-- START RECORDED INFORMATION --
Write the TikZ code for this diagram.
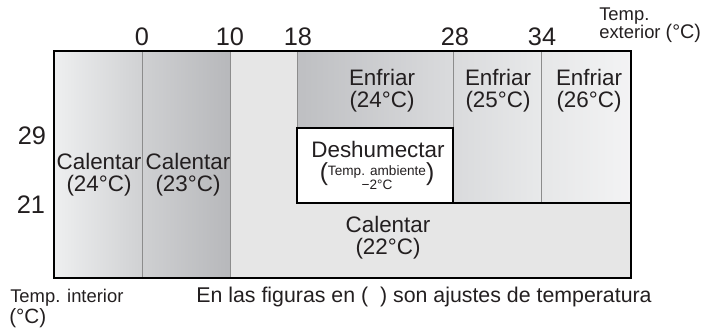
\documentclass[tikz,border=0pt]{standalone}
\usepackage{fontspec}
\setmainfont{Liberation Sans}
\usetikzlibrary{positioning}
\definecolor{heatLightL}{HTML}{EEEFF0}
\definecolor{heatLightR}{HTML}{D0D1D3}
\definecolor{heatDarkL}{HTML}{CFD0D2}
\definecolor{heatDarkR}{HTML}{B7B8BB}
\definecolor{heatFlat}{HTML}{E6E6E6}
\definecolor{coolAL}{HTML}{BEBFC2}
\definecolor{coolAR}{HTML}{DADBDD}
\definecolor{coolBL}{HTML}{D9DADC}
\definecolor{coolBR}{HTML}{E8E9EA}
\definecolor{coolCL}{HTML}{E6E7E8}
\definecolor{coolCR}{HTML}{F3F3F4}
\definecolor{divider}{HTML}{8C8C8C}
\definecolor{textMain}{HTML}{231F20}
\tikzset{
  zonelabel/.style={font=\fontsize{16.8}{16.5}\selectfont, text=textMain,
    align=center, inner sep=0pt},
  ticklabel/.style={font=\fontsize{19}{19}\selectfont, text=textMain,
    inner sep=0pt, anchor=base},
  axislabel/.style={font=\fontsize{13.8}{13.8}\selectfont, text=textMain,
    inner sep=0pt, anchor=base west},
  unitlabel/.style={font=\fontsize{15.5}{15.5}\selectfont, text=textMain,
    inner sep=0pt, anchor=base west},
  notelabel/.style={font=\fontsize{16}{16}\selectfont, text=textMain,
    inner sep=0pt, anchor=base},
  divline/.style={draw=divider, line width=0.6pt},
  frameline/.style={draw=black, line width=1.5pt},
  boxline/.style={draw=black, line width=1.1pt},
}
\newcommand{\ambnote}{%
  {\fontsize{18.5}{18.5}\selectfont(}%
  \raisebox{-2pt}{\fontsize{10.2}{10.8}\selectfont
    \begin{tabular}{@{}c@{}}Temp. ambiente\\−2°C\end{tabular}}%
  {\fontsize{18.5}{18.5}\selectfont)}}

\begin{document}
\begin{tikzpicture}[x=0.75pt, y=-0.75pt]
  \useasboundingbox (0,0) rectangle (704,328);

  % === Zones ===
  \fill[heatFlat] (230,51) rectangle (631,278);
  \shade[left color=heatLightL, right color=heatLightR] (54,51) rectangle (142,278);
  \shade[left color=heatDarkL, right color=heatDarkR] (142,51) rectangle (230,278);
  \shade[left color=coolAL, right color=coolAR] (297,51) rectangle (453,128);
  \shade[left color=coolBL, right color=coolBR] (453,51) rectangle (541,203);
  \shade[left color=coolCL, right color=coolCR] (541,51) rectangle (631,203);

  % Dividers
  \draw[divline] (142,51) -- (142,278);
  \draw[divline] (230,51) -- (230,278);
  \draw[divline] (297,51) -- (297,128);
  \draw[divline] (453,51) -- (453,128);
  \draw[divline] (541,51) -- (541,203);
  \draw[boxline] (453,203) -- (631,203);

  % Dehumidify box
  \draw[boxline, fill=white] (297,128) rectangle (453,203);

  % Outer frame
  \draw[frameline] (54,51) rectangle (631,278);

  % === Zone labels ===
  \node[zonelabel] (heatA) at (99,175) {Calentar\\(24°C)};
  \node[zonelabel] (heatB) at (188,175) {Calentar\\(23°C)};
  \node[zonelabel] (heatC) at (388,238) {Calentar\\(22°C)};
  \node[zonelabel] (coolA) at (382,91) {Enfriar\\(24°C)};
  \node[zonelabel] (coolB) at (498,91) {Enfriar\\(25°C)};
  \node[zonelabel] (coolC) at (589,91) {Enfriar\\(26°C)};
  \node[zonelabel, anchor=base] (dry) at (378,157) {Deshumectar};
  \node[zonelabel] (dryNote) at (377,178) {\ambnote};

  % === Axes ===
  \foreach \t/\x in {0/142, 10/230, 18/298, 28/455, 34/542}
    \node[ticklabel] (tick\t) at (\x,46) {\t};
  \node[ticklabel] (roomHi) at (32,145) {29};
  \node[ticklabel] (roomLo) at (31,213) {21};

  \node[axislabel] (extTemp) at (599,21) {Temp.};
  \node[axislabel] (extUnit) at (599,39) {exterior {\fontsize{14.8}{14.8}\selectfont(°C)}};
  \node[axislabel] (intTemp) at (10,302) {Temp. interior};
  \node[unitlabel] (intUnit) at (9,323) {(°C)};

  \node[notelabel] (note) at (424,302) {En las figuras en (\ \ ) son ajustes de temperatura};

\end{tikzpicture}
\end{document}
-- END RECORDED INFORMATION --
Set down the material exactly, every line of it, except for the pictures.

Write the TikZ code for this diagram.
\documentclass[tikz,border=0pt]{standalone}
\usepackage{fontspec}
\setmainfont{Liberation Sans}
\usetikzlibrary{positioning}
\definecolor{heatLightL}{HTML}{EEEFF0}
\definecolor{heatLightR}{HTML}{D0D1D3}
\definecolor{heatDarkL}{HTML}{CFD0D2}
\definecolor{heatDarkR}{HTML}{B7B8BB}
\definecolor{heatFlat}{HTML}{E6E6E6}
\definecolor{coolAL}{HTML}{BEBFC2}
\definecolor{coolAR}{HTML}{DADBDD}
\definecolor{coolBL}{HTML}{D9DADC}
\definecolor{coolBR}{HTML}{E8E9EA}
\definecolor{coolCL}{HTML}{E6E7E8}
\definecolor{coolCR}{HTML}{F3F3F4}
\definecolor{divider}{HTML}{8C8C8C}
\definecolor{textMain}{HTML}{231F20}
\tikzset{
  zonelabel/.style={font=\fontsize{16.8}{16.5}\selectfont, text=textMain,
    align=center, inner sep=0pt},
  ticklabel/.style={font=\fontsize{19}{19}\selectfont, text=textMain,
    inner sep=0pt, anchor=base},
  axislabel/.style={font=\fontsize{13.8}{13.8}\selectfont, text=textMain,
    inner sep=0pt, anchor=base west},
  unitlabel/.style={font=\fontsize{15.5}{15.5}\selectfont, text=textMain,
    inner sep=0pt, anchor=base west},
  notelabel/.style={font=\fontsize{16}{16}\selectfont, text=textMain,
    inner sep=0pt, anchor=base},
  divline/.style={draw=divider, line width=0.6pt},
  frameline/.style={draw=black, line width=1.5pt},
  boxline/.style={draw=black, line width=1.1pt},
}
\newcommand{\ambnote}{%
  {\fontsize{18.5}{18.5}\selectfont(}%
  \raisebox{-2pt}{\fontsize{10.2}{10.8}\selectfont
    \begin{tabular}{@{}c@{}}Temp. ambiente\\−2°C\end{tabular}}%
  {\fontsize{18.5}{18.5}\selectfont)}}

\begin{document}
\begin{tikzpicture}[x=0.75pt, y=-0.75pt]
  \useasboundingbox (0,0) rectangle (704,328);

  % === Zones ===
  \fill[heatFlat] (230,51) rectangle (631,278);
  \shade[left color=heatLightL, right color=heatLightR] (54,51) rectangle (142,278);
  \shade[left color=heatDarkL, right color=heatDarkR] (142,51) rectangle (230,278);
  \shade[left color=coolAL, right color=coolAR] (297,51) rectangle (453,128);
  \shade[left color=coolBL, right color=coolBR] (453,51) rectangle (541,203);
  \shade[left color=coolCL, right color=coolCR] (541,51) rectangle (631,203);

  % Dividers
  \draw[divline] (142,51) -- (142,278);
  \draw[divline] (230,51) -- (230,278);
  \draw[divline] (297,51) -- (297,128);
  \draw[divline] (453,51) -- (453,128);
  \draw[divline] (541,51) -- (541,203);
  \draw[boxline] (453,203) -- (631,203);

  % Dehumidify box
  \draw[boxline, fill=white] (297,128) rectangle (453,203);

  % Outer frame
  \draw[frameline] (54,51) rectangle (631,278);

  % === Zone labels ===
  \node[zonelabel] (heatA) at (99,175) {Calentar\\(24°C)};
  \node[zonelabel] (heatB) at (188,175) {Calentar\\(23°C)};
  \node[zonelabel] (heatC) at (388,238) {Calentar\\(22°C)};
  \node[zonelabel] (coolA) at (382,91) {Enfriar\\(24°C)};
  \node[zonelabel] (coolB) at (498,91) {Enfriar\\(25°C)};
  \node[zonelabel] (coolC) at (589,91) {Enfriar\\(26°C)};
  \node[zonelabel, anchor=base] (dry) at (378,157) {Deshumectar};
  \node[zonelabel] (dryNote) at (377,178) {\ambnote};

  % === Axes ===
  \foreach \t/\x in {0/142, 10/230, 18/298, 28/455, 34/542}
    \node[ticklabel] (tick\t) at (\x,46) {\t};
  \node[ticklabel] (roomHi) at (32,145) {29};
  \node[ticklabel] (roomLo) at (31,213) {21};

  \node[axislabel] (extTemp) at (599,21) {Temp.};
  \node[axislabel] (extUnit) at (599,39) {exterior {\fontsize{14.8}{14.8}\selectfont(°C)}};
  \node[axislabel] (intTemp) at (10,302) {Temp. interior};
  \node[unitlabel] (intUnit) at (9,323) {(°C)};

  \node[notelabel] (note) at (424,302) {En las figuras en (\ \ ) son ajustes de temperatura};

\end{tikzpicture}
\end{document}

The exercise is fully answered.